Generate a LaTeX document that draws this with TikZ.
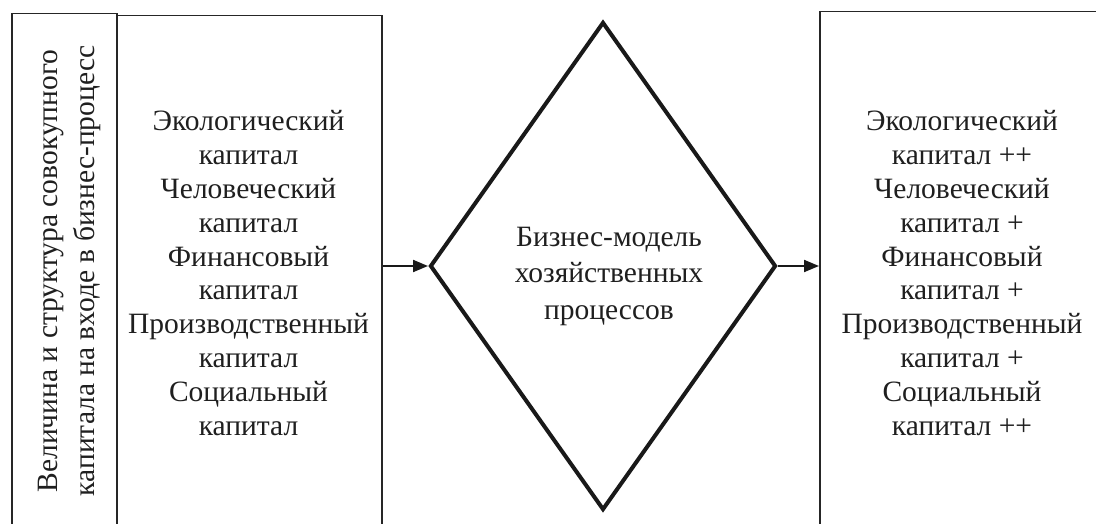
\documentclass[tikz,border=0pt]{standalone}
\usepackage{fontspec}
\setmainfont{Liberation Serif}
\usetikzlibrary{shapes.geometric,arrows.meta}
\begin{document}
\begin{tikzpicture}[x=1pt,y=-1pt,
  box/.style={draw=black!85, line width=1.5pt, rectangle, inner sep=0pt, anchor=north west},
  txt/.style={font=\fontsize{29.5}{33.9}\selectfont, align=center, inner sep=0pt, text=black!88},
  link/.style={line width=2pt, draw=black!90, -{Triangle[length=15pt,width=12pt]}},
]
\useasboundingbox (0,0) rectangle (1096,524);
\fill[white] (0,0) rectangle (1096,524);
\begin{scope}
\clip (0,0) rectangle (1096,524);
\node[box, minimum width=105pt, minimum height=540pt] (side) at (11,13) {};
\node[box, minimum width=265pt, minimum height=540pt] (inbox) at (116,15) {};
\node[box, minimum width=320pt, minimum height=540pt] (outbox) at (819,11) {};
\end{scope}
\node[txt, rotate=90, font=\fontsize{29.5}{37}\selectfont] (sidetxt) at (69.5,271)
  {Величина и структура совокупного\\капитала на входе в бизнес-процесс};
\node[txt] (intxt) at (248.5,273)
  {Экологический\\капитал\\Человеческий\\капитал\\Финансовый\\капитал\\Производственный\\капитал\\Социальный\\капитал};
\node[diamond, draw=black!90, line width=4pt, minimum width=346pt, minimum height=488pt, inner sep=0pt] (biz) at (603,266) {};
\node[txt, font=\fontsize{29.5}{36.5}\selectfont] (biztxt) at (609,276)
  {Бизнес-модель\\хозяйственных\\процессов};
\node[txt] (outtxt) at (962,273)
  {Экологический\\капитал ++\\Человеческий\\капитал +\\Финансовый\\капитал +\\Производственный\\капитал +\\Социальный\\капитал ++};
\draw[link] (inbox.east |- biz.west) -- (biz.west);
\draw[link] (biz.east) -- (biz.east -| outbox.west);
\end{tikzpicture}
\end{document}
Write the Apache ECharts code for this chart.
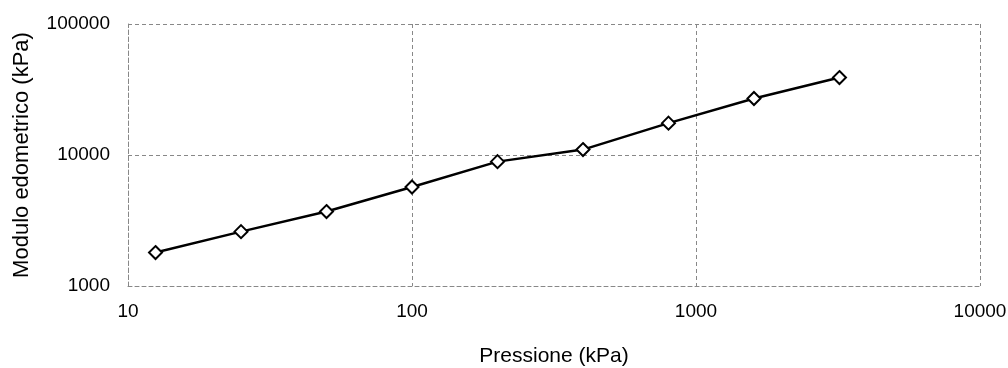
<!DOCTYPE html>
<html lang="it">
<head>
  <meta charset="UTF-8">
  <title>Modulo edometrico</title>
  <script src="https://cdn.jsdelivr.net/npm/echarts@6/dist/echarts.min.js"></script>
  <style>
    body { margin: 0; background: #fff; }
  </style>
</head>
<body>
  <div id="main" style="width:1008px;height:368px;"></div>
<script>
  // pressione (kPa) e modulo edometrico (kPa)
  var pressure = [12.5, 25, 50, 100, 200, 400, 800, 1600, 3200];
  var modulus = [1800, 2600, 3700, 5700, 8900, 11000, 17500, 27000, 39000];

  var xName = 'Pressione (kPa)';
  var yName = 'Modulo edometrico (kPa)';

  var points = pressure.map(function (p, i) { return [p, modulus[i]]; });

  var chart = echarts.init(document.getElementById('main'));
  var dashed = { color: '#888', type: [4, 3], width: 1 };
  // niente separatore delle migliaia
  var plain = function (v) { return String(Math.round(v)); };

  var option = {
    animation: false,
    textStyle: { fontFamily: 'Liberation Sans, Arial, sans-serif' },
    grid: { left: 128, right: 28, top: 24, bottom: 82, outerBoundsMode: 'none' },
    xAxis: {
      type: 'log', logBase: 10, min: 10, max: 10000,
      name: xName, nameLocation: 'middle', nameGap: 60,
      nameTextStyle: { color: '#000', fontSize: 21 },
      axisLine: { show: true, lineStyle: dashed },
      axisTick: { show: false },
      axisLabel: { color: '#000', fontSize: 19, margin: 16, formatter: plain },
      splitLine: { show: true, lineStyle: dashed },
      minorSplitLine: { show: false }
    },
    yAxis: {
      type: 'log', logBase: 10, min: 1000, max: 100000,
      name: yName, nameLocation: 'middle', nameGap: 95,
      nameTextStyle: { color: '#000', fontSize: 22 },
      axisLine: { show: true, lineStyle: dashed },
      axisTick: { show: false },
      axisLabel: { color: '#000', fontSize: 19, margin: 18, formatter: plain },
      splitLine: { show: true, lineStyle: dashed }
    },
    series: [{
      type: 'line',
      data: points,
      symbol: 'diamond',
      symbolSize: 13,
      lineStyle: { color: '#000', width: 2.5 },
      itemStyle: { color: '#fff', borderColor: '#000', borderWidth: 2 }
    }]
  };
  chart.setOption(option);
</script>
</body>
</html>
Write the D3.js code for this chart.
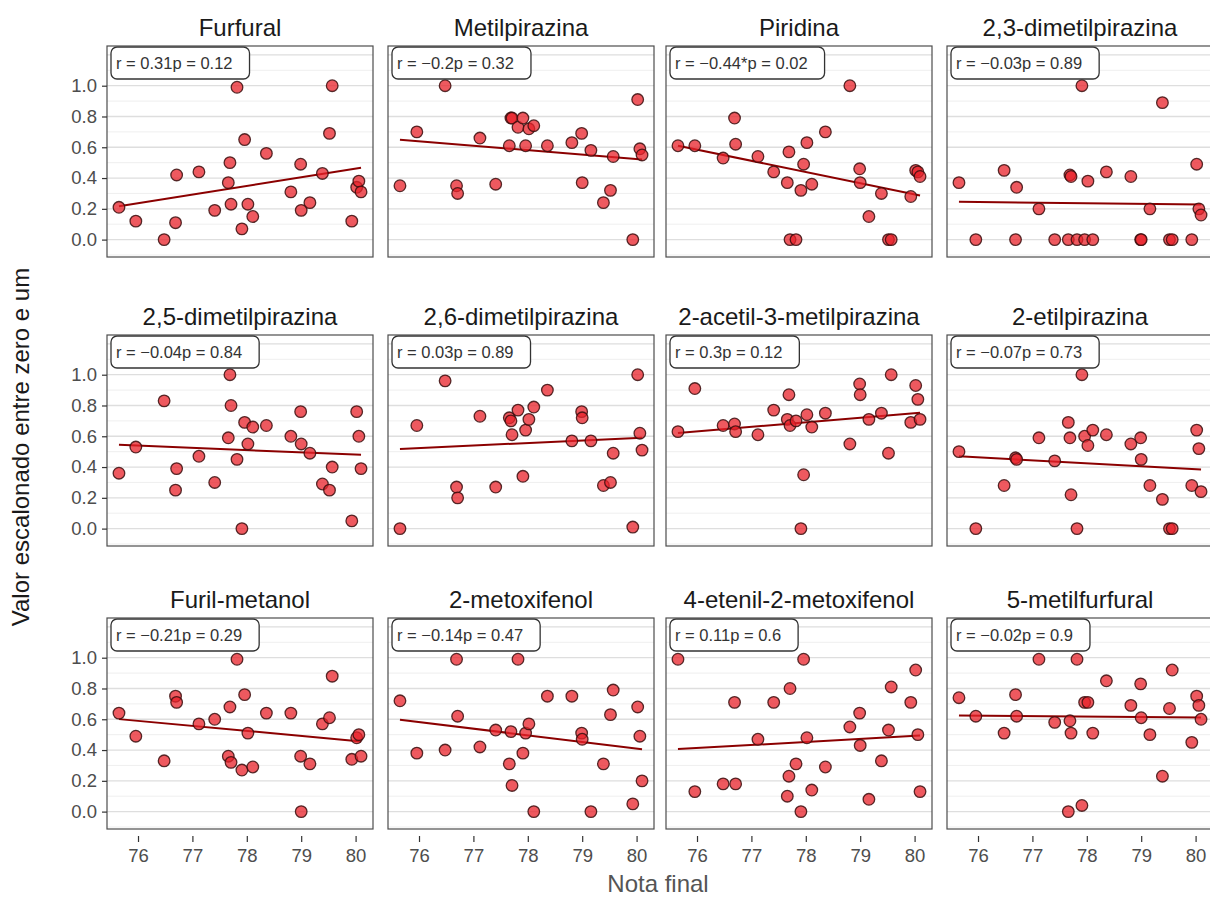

---+---

- The problem
Apart from the pictures, the entries above are to be repeated in full and exactly.

- The result
Generate a LaTeX document that draws this with TikZ.
\documentclass[tikz,border=0pt]{standalone}
\usepackage{fontspec}
\setmainfont{Liberation Serif}
\usetikzlibrary{shapes.geometric,arrows.meta}
\begin{document}
\begin{tikzpicture}[x=1pt,y=-1pt,
  box/.style={draw=black!85, line width=1.5pt, rectangle, inner sep=0pt, anchor=north west},
  txt/.style={font=\fontsize{29.5}{33.9}\selectfont, align=center, inner sep=0pt, text=black!88},
  link/.style={line width=2pt, draw=black!90, -{Triangle[length=15pt,width=12pt]}},
]
\useasboundingbox (0,0) rectangle (1096,524);
\fill[white] (0,0) rectangle (1096,524);
\begin{scope}
\clip (0,0) rectangle (1096,524);
\node[box, minimum width=105pt, minimum height=540pt] (side) at (11,13) {};
\node[box, minimum width=265pt, minimum height=540pt] (inbox) at (116,15) {};
\node[box, minimum width=320pt, minimum height=540pt] (outbox) at (819,11) {};
\end{scope}
\node[txt, rotate=90, font=\fontsize{29.5}{37}\selectfont] (sidetxt) at (69.5,271)
  {Величина и структура совокупного\\капитала на входе в бизнес-процесс};
\node[txt] (intxt) at (248.5,273)
  {Экологический\\капитал\\Человеческий\\капитал\\Финансовый\\капитал\\Производственный\\капитал\\Социальный\\капитал};
\node[diamond, draw=black!90, line width=4pt, minimum width=346pt, minimum height=488pt, inner sep=0pt] (biz) at (603,266) {};
\node[txt, font=\fontsize{29.5}{36.5}\selectfont] (biztxt) at (609,276)
  {Бизнес-модель\\хозяйственных\\процессов};
\node[txt] (outtxt) at (962,273)
  {Экологический\\капитал ++\\Человеческий\\капитал +\\Финансовый\\капитал +\\Производственный\\капитал +\\Социальный\\капитал ++};
\draw[link] (inbox.east |- biz.west) -- (biz.west);
\draw[link] (biz.east) -- (biz.east -| outbox.west);
\end{tikzpicture}
\end{document}
Write the Apache ECharts code for this chart.
<!DOCTYPE html>
<html lang="it">
<head>
  <meta charset="UTF-8">
  <title>Modulo edometrico</title>
  <script src="https://cdn.jsdelivr.net/npm/echarts@6/dist/echarts.min.js"></script>
  <style>
    body { margin: 0; background: #fff; }
  </style>
</head>
<body>
  <div id="main" style="width:1008px;height:368px;"></div>
<script>
  // pressione (kPa) e modulo edometrico (kPa)
  var pressure = [12.5, 25, 50, 100, 200, 400, 800, 1600, 3200];
  var modulus = [1800, 2600, 3700, 5700, 8900, 11000, 17500, 27000, 39000];

  var xName = 'Pressione (kPa)';
  var yName = 'Modulo edometrico (kPa)';

  var points = pressure.map(function (p, i) { return [p, modulus[i]]; });

  var chart = echarts.init(document.getElementById('main'));
  var dashed = { color: '#888', type: [4, 3], width: 1 };
  // niente separatore delle migliaia
  var plain = function (v) { return String(Math.round(v)); };

  var option = {
    animation: false,
    textStyle: { fontFamily: 'Liberation Sans, Arial, sans-serif' },
    grid: { left: 128, right: 28, top: 24, bottom: 82, outerBoundsMode: 'none' },
    xAxis: {
      type: 'log', logBase: 10, min: 10, max: 10000,
      name: xName, nameLocation: 'middle', nameGap: 60,
      nameTextStyle: { color: '#000', fontSize: 21 },
      axisLine: { show: true, lineStyle: dashed },
      axisTick: { show: false },
      axisLabel: { color: '#000', fontSize: 19, margin: 16, formatter: plain },
      splitLine: { show: true, lineStyle: dashed },
      minorSplitLine: { show: false }
    },
    yAxis: {
      type: 'log', logBase: 10, min: 1000, max: 100000,
      name: yName, nameLocation: 'middle', nameGap: 95,
      nameTextStyle: { color: '#000', fontSize: 22 },
      axisLine: { show: true, lineStyle: dashed },
      axisTick: { show: false },
      axisLabel: { color: '#000', fontSize: 19, margin: 18, formatter: plain },
      splitLine: { show: true, lineStyle: dashed }
    },
    series: [{
      type: 'line',
      data: points,
      symbol: 'diamond',
      symbolSize: 13,
      lineStyle: { color: '#000', width: 2.5 },
      itemStyle: { color: '#fff', borderColor: '#000', borderWidth: 2 }
    }]
  };
  chart.setOption(option);
</script>
</body>
</html>
Write the D3.js code for this chart.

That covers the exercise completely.